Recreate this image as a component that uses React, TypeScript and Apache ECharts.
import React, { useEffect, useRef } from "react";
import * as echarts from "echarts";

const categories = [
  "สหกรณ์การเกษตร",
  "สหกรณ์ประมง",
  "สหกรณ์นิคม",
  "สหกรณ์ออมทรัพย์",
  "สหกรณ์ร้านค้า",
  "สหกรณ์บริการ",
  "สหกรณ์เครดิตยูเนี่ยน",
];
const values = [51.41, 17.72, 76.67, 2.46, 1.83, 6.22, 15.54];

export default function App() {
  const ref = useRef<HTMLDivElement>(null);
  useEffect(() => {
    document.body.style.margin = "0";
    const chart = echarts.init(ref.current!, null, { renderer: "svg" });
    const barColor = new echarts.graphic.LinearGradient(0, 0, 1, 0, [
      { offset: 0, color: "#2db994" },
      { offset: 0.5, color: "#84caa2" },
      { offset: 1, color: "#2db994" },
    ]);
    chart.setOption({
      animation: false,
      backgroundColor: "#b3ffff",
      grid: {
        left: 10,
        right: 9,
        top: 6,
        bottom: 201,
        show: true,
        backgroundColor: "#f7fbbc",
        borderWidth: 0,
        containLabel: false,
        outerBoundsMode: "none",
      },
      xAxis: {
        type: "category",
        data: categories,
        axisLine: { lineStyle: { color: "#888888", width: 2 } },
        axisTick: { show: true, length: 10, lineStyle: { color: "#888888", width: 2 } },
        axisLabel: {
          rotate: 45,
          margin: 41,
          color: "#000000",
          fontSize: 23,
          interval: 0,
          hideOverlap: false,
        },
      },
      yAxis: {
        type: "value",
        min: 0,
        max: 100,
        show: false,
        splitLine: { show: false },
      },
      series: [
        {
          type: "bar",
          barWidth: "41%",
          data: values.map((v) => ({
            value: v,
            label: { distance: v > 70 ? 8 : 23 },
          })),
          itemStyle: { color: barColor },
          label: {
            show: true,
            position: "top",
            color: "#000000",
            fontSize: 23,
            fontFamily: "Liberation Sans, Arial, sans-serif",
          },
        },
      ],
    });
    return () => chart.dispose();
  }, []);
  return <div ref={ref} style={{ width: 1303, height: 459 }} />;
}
* * *
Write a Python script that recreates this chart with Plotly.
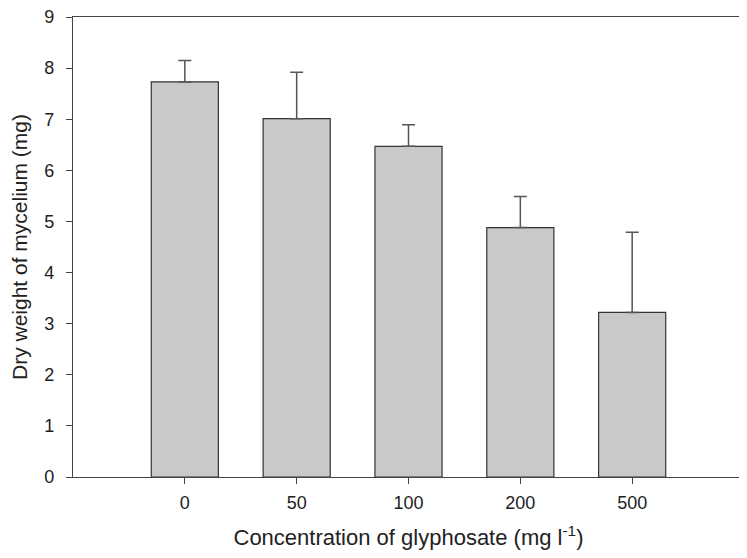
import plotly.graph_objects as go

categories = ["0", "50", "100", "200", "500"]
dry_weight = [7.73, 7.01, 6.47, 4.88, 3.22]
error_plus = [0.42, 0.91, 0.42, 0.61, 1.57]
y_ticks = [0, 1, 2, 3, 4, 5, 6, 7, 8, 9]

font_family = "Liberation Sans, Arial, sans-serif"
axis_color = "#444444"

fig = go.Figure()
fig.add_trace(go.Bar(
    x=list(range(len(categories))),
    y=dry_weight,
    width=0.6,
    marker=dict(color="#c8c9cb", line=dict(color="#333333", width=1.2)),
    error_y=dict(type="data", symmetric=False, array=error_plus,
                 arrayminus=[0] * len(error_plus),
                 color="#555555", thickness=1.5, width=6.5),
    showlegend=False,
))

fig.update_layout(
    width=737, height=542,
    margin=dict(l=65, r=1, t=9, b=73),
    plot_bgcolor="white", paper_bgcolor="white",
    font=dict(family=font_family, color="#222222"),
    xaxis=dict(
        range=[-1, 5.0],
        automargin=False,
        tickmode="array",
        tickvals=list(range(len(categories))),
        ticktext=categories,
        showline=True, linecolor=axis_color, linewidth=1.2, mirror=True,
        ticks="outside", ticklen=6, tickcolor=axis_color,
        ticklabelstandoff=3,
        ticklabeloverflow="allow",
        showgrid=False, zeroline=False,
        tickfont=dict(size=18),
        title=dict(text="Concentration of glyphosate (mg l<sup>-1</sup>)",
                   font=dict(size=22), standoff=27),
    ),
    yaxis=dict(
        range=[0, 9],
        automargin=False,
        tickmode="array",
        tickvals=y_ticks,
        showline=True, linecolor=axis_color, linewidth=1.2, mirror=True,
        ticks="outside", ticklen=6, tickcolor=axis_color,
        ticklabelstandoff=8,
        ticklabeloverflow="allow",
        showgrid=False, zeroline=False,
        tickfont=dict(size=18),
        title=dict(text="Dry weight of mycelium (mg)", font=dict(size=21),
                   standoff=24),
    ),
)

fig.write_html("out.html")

WRITTEN EXERCISE:
In the listing above, find the line with "Write a Python" and the line with "y_ticks = [0, 1, 2, 3, 4, 5, 6, 7, 8, 9]". Set down exactly those lines and everything between them, skipping pictures.

SOLUTION:
Write a Python script that recreates this chart with Plotly.
import plotly.graph_objects as go

categories = ["0", "50", "100", "200", "500"]
dry_weight = [7.73, 7.01, 6.47, 4.88, 3.22]
error_plus = [0.42, 0.91, 0.42, 0.61, 1.57]
y_ticks = [0, 1, 2, 3, 4, 5, 6, 7, 8, 9]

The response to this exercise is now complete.